The House of Lords event was supported by Labour’s Lord Dubs in line with the organisation Safe Passage that works to help unaccompanied child refugees and vulnerable adults find safe, legal routes to sanctuary. The transition for vulnerable children can be difficult, spurring the need for investment to ensure that they have the opportunity to be given a life away from fear.

Lord Dubs expressed his firm support for the initiative, saying that “Child refugees are vulnerable and we have a responsibility for the most vulnerable children in Europe.” Dubs further stated that “The refugee crisis and vulnerable children has been with us for a long time and it is a sad comment on the world but don’t let the local politicians off the hook as they are there to serve you. You all know what the issues are and you can let your voice be heard. I promise Safe Passage and all the NGOs here that we are going to keep raising awareness in helping vulnerable refugee children that come into the UK.”

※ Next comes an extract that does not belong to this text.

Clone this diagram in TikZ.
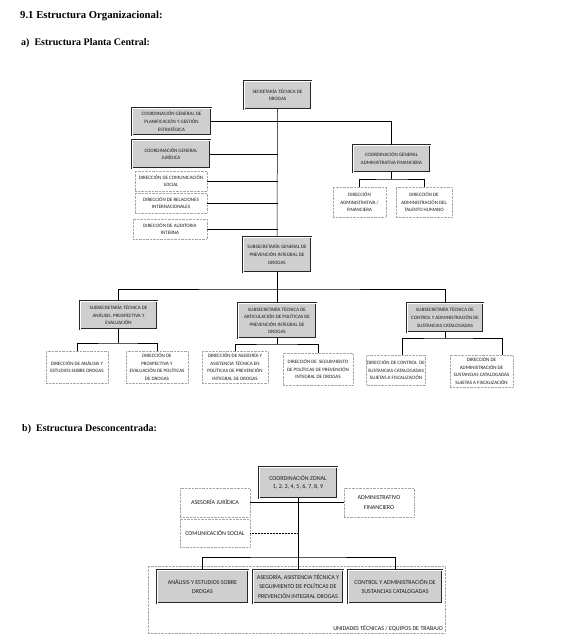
\documentclass[tikz,border=0pt]{standalone}
\usepackage{fontspec}
\setmainfont{Liberation Serif}
\newfontfamily\boxfont{Carlito}
\begin{document}
\begin{tikzpicture}[x=1pt,y=-1pt,
  base/.style={rectangle, align=center, inner sep=0.5pt, text=black!90, font=\boxfont\fontsize{5}{7.6}\selectfont},
  shaded/.style={base, fill=gray!38, draw=black!85, line width=0.45pt, double=white, double distance=0.5pt},
  plain/.style={base, fill=white, draw=gray!70, densely dotted, line width=0.4pt},
  bigtext/.style={font=\boxfont\fontsize{6}{9.2}\selectfont},
  conn/.style={draw=black, line width=0.5pt},
  head/.style={anchor=base west, inner sep=0pt, font=\bfseries\fontsize{10}{12}\selectfont}]
\useasboundingbox (0,0) rectangle (567,642);
\fill[white] (0,0) rectangle (567,642);

% headings
\node[head, font=\bfseries\fontsize{10.7}{12}\selectfont] (h1) at (20,19) {9.1 Estructura Organizacional:};
\node[head] (h2) at (21,46) {a)\ \ Estructura Planta Central:};
\node[head] (h3) at (22,431) {b)\ \ Estructura Desconcentrada:};

% top chart
\node[shaded, minimum width=67pt, minimum height=28pt] (sec) at (277.5,95) {SECRETARÍA TÉCNICA DE\\DROGAS};
\node[shaded, minimum width=79pt, minimum height=27pt] (planif) at (171.5,121.5) {COORDINACIÓN GENERAL DE\\PLANIFICACIÓN Y GESTIÓN\\ESTRATÉGICA};
\node[shaded, minimum width=78pt, minimum height=28pt] (juri) at (171,154) {COORDINACIÓN GENERAL\\JURÍDICA};
\node[plain, minimum width=72pt, minimum height=20pt] (comsoc) at (171,181) {DIRECCIÓN DE COMUNICACIÓN\\SOCIAL};
\node[plain, minimum width=72pt, minimum height=20pt] (relint) at (171,203) {DIRECCIÓN DE RELACIONES\\INTERNACIONALES};
\node[plain, minimum width=74pt, minimum height=20pt] (audit) at (170,229) {DIRECCIÓN DE AUDITORIA\\INTERNA};
\node[shaded, minimum width=77pt, minimum height=27pt] (admfin) at (391.5,158.5) {COORDINACIÓN GENERAL\\ADMINISTRATIVA FINANCIERA};
\node[plain, minimum width=53pt, minimum height=30pt] (diradm) at (359.5,202) {DIRECCIÓN\\ADMINISTRATIVA /\\FINANCIERA};
\node[plain, minimum width=56pt, minimum height=30pt] (dirtal) at (424,202) {DIRECCIÓN DE\\ADMINISTRACIÓN DEL\\TALENTO HUMANO};
\node[shaded, minimum width=68pt, minimum height=35pt] (subgen) at (277,254.5) {SUBSECRETARÍA GENERAL DE\\PREVENCIÓN INTEGRAL DE\\DROGAS};
\node[shaded, minimum width=77pt, minimum height=28pt] (subanal) at (118.5,315) {SUBSECRETARÍA TÉCNICA DE\\ANÁLISIS, PROSPECTIVA Y\\EVALUACIÓN};
\node[shaded, minimum width=78pt, minimum height=35pt] (subart) at (277,320.5) {SUBSECRETARÍA TÉCNICA DE\\ARTICULACIÓN DE POLÍTICAS DE\\PREVENCIÓN INTEGRAL DE\\DROGAS};
\node[shaded, minimum width=76pt, minimum height=29pt] (subctrl) at (445,317.5) {SUBSECRETARÍA TÉCNICA DE\\CONTROL Y ADMINISTRACIÓN DE\\SUSTANCIAS CATALOGADAS};
\node[plain, minimum width=62pt, minimum height=32pt] (danal) at (77,367) {DIRECCIÓN DE ANÁLISIS Y\\ESTUDIOS SOBRE DROGAS};
\node[plain, minimum width=62pt, minimum height=32pt] (dprosp) at (157,367) {DIRECCIÓN DE\\PROSPECTIVA Y\\EVALUACIÓN DE POLÍTICAS\\DE DROGAS};
\node[plain, minimum width=66pt, minimum height=32pt] (dases) at (235,367) {DIRECCIÓN DE ASESORÍA Y\\ASISTENCIA TÉCNICA EN\\POLÍTICAS DE PREVENCIÓN\\INTEGRAL DE DROGAS};
\node[plain, minimum width=70pt, minimum height=32pt] (dseg) at (318,369) {DIRECCIÓN DE\ \ SEGUIMIENTO\\DE POLÍTICAS DE PREVENCIÓN\\INTEGRAL DE DROGAS};
\node[plain, minimum width=58pt, minimum height=30pt] (dctrl) at (396,370) {DIRECCIÓN DE CONTROL\ \ DE\\SUSTANCIAS CATALOGADAS\\SUJETAS A FISCALIZACIÓN};
\node[plain, minimum width=63pt, minimum height=32pt] (dadmsus) at (481.5,371) {DIRECCIÓN DE\\ADMINISTRACIÓN DE\\SUSTANCIAS CATALOGADAS\\SUJETAS A FISCALIZACIÓN};

% top connectors
\coordinate (j1) at (391.5,179);
\coordinate (j2) at (277,289);
\coordinate (j3) at (118.5,343);
\coordinate (j4) at (277,344);
\coordinate (j5) at (445,338);
\draw[conn] (sec.south) -- (subgen.north);
\draw[conn] (planif.east) -| (admfin.north);
\draw[conn] (juri.east) -- (juri.east -| sec.south);
\draw[conn] (comsoc.east) -- (comsoc.east -| sec.south);
\draw[conn] (relint.east) -- (relint.east -| sec.south);
\draw[conn] (audit.east) -- (audit.east -| sec.south);
\draw[conn] (admfin.south) -- (j1);
\draw[conn] (diradm.north) |- (j1) -| (dirtal.north);
\draw[conn] (subgen.south) -- (subart.north);
\draw[conn] (subanal.north) |- (j2) -| (subctrl.north);
\draw[conn] (subanal.south) -- (j3);
\draw[conn] (danal.north) |- (j3) -| (dprosp.north);
\draw[conn] (subart.south) -- (j4);
\draw[conn] (dases.north) |- (j4) -| (dseg.north);
\draw[conn] (subctrl.south) -- (j5);
\draw[conn] ([xshift=6pt]dctrl.north) |- (j5) -| ([xshift=20.5pt]dadmsus.north);

% bottom chart
\node[shaded, bigtext, font=\boxfont\fontsize{6}{8.6}\selectfont, minimum width=78pt, minimum height=31pt] (zonal) at (298,482.5) {COORDINACIÓN ZONAL\\1, 2, 3, 4, 5, 6, 7, 8, 9};
\node[plain, bigtext, minimum width=70pt, minimum height=29pt] (asesjur) at (215,502.5) {ASESORÍA JURÍDICA};
\node[plain, bigtext, minimum width=70pt, minimum height=29pt] (admfin2) at (379,502.5) {ADMINISTRATIVO\\FINANCIERO};
\node[plain, bigtext, minimum width=70pt, minimum height=28pt] (comsoc2) at (215,533) {COMUNICACIÓN SOCIAL};
\node[plain, minimum width=297pt, minimum height=67pt] (cont) at (296.5,599.5) {};
\node[anchor=base east, inner sep=0pt, bigtext, text=black!90] (ulabel) at (443,630) {UNIDADES TÉCNICAS / EQUIPOS DE TRABAJO};
\node[shaded, bigtext, minimum width=91pt, minimum height=33pt] (u1) at (202.5,586.5) {ANÁLISIS Y ESTUDIOS SOBRE\\DROGAS};
\node[shaded, bigtext, minimum width=90pt, minimum height=33pt] (u2) at (298,586.5) {ASESORÍA, ASISTENCIA TÉCNICA Y\\SEGUIMIENTO DE POLÍTICAS DE\\PREVENCIÓN INTEGRAL DROGAS};
\node[shaded, bigtext, minimum width=94pt, minimum height=33pt] (u3) at (395,586.5) {CONTROL Y ADMINISTRACIÓN DE\\SUSTANCIAS CATALOGADAS};

\coordinate (j6) at (298,557);
\draw[conn] (asesjur.east) -- (admfin2.west);
\draw[conn, line width=0.9pt] (zonal.south) -- (u2.north);
\draw[conn, densely dotted] (comsoc2.east) -- (comsoc2.east -| zonal.south);
\draw[conn] (u1.north) |- (j6) -| (u3.north);
\end{tikzpicture}
\end{document}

Lord Dubs had previously sponsored an amendment to the Immigration Act in April 2016 which ensured that the government was responsible in relocating unaccompanied refugee children who had reached Europe to the UK. However, in February 2017, the Home Office announced it will stop following the amendment, after just 350 arrivals. Lord Dubs’ commitment to supporting refugee children along with the collaboration with MFN and Safe Passage is a welcomed gesture.

Many children who come into care as refugees bring tragic stories, many having lost their parents or hoping to be reunited with their families. For this reason, it is imperative that such initiatives take place to educate, inform and inspire people about creating a safe environment for unaccompanied children who come to the UK in need of loving carers.

Chief executive of Mercy Mission UK, Azim Kidwai, said: “This is an unprecedented piece of work which will dramatically enhance the Muslim community’s ability to care for the most vulnerable of its children. We will be working with our partners to dramatically improve the Muslim community’s participation in foster care and help mature the cultural competency of services to better reach them.”

All children deserve to have stability, love and a safe environment to live in that can help them grow. Creating initiatives that facilitate a pathway to providing these assets can help children in the UK and around the world progress and reach their full potential.